Getting Parents Involved in Swim Lessons
Another tool swim instructors can use to their advantage is the trusting bond between parents and their children. Parents have already earned the trust of their children through their day-to-day activities and swim instructors can use this to their advantage.
If a student feels that their parents trust the swim instructor, they are more likely to trust the instructor as well. Instructors can more easily earn the trust of their new swimmers by getting parents involved in the lesson. For example, instructors can ask parents questions about what motivates their child in order to develop a plan to help each swimmer meet their goals in a way that suits their individual personality and needs. This shows the parents that instructors are dedicated to keeping their child safe while also providing them with information they will need to formulate lesson plans for each swimmer.
Having parents near the pool during lessons can also help children more easily trust their instructors, especially if they are still feeling unfamiliar with the instructor or the swimming environment. When instructors communicate with parents and coach them through each part of the lesson, it can help alleviate some of the swimmer’s stress and allows the child to feel more comfortable with the instructor.
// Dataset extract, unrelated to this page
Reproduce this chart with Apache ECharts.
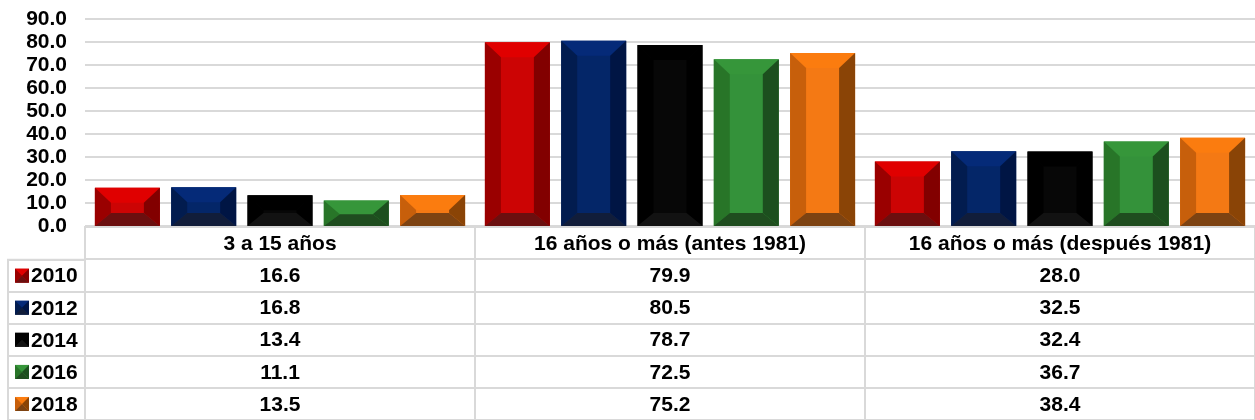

Building Trust in the Water
Ultimately, every swim instructor’s job is to get their students to trust the water. This comes in phases, though: most students start out clinging to the wall, the only thing they trust to keep them safe. Instructors have to eventually coax students away from the wall and into their arms by building trust with their swimmers, and then they have to teach their students to trust the water so that they can swim independently. For some swimmers, this seems like an impossible task. However, it can be accomplished with patience and persistence. Each time a swimmer does something new and realizes it won’t kill them, they gain a little more trust in both the instructor and the water.
There are many things instructors can do to make the process more smooth. For example, communication is key: instructors need to tell their swimmers what they’re going to do next and follow through. For most nervous new swimmers, it is helpful to explain these things in simple steps. If you’re trying to coach a child in how to float and the swimmer is struggling with their fear of the water, instructors can say “I’m going to take my hand off your back, but I am still going to hold your head,” and then do exactly that.
This can be a slow going process as gradual progress is more important than moving a fearful swimmer too quickly. However, through repetition, patience, communication, and follow-through, instructors can easily build trust with their swimmers which will ultimately make swim lessons much more successful.
Trusted Instructors Equals Eager Swim Students
Swimming lessons with nervous children really boils down to one thing: can the instructor earn the trust of their new swimmer? If the child doesn’t feel safe with the instructor or in the swimming environment, any new activities in the water will be impossible because the child will simply be completely unwilling.
When swim instructors take the time to familiarize themselves with their students, earn the trust of their parents, and communicate patiently, they create an environment in which formerly fearful children are new eager swim students who can’t wait to perfect their front crawl. At H2O Aquatics, we recognize the importance of gaining the trust of our swimmers and we work hard to build that relationship with every client who comes through our doors!